The small research base at present leaves a real data gap. If health and safety professionals are asking for funding for programmes to go beyond whatever is strictly necessary to keep their organisations compliant, they will be competing with other business functions for finite resources. Those competitors might well be putting forward business cases with forecasts of return on investment. There are so many smart OSH professionals out there who want to prove themselves as business enablers, they deserve better ammunition to back up their arguments.

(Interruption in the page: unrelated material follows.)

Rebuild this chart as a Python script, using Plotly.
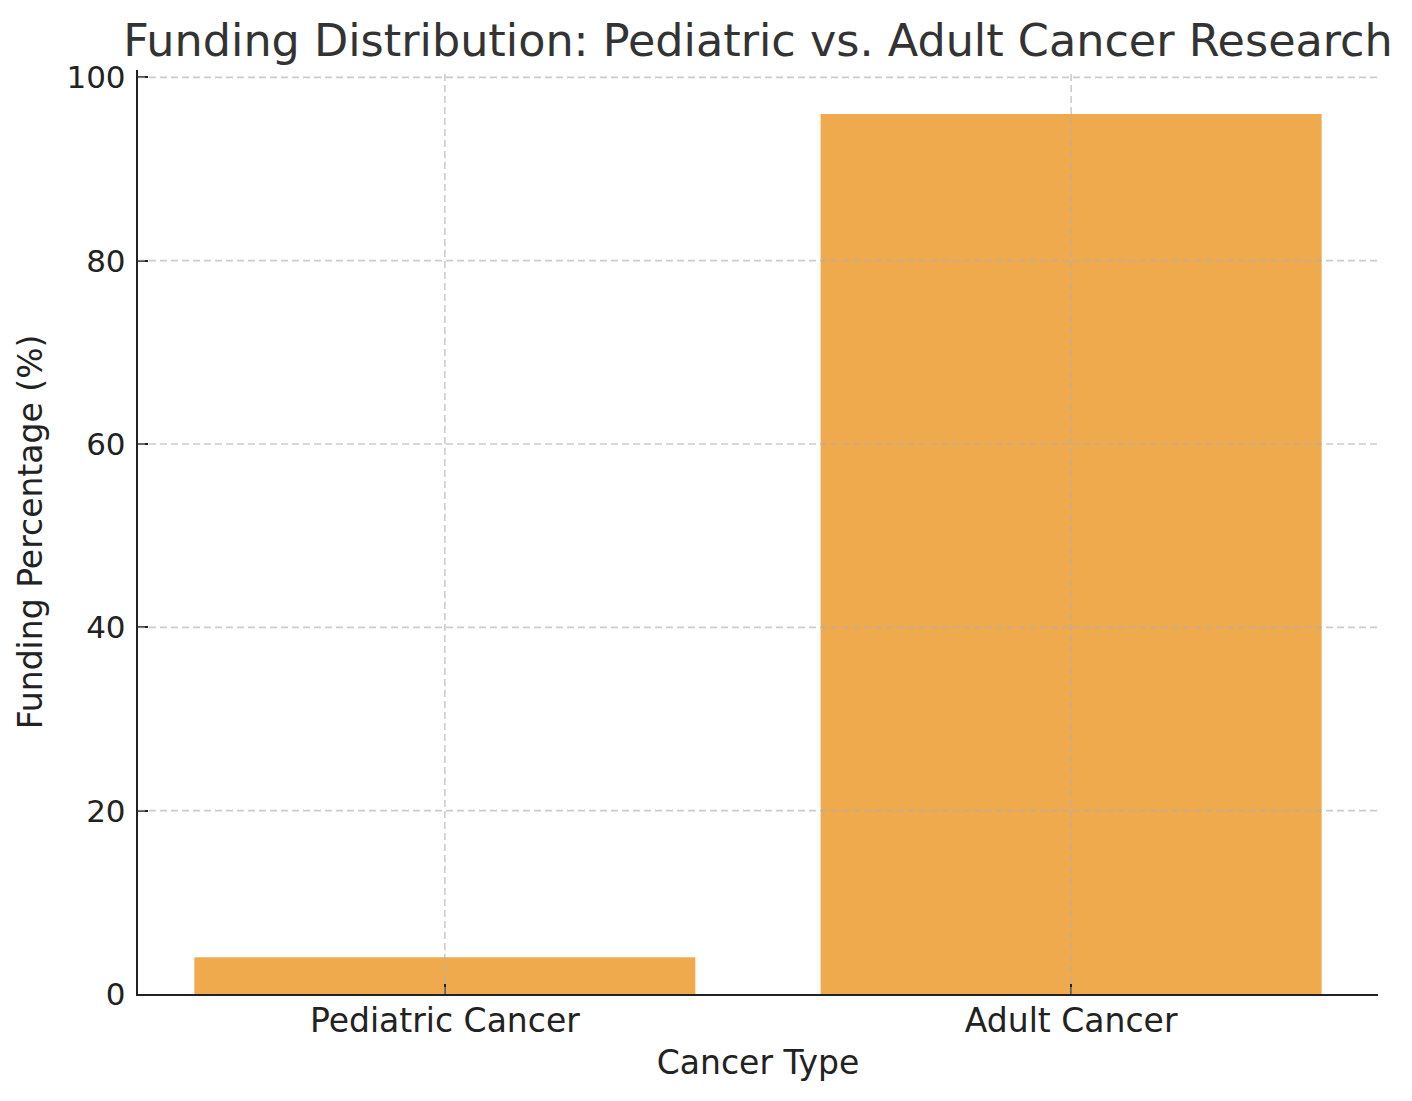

Luckily, some help is at hand. The Lloyds Register Foundation (LRF), a non-profit body supporting research to reduce risk has begun a programme to gather evidence on efficacy of OSH interventions. The LRF has already funded a baseline study highlighting, among other things, the lack of data for efficacy of OSH investment and is now moving on to provide tools to assess the return on investment for individual safety programmes. It is even proposing to investigate whether focusing on leading indicators – OSH inputs such as training effort and senior management engagement – generates better results than the traditional concentration on managing down incident rates. That’s an exciting prospect, as so many major businesses are putting their eggs in the leading indicator basket without a strong research base to back up their faith.

Personally, I believe investing in safety is almost never a bad thing, as long as the money is channelled according the magnitude of the risks employees face. I believe there are real benefits for employers. But I can’t prove it. Safety and health professionals will be in a better place when that changes.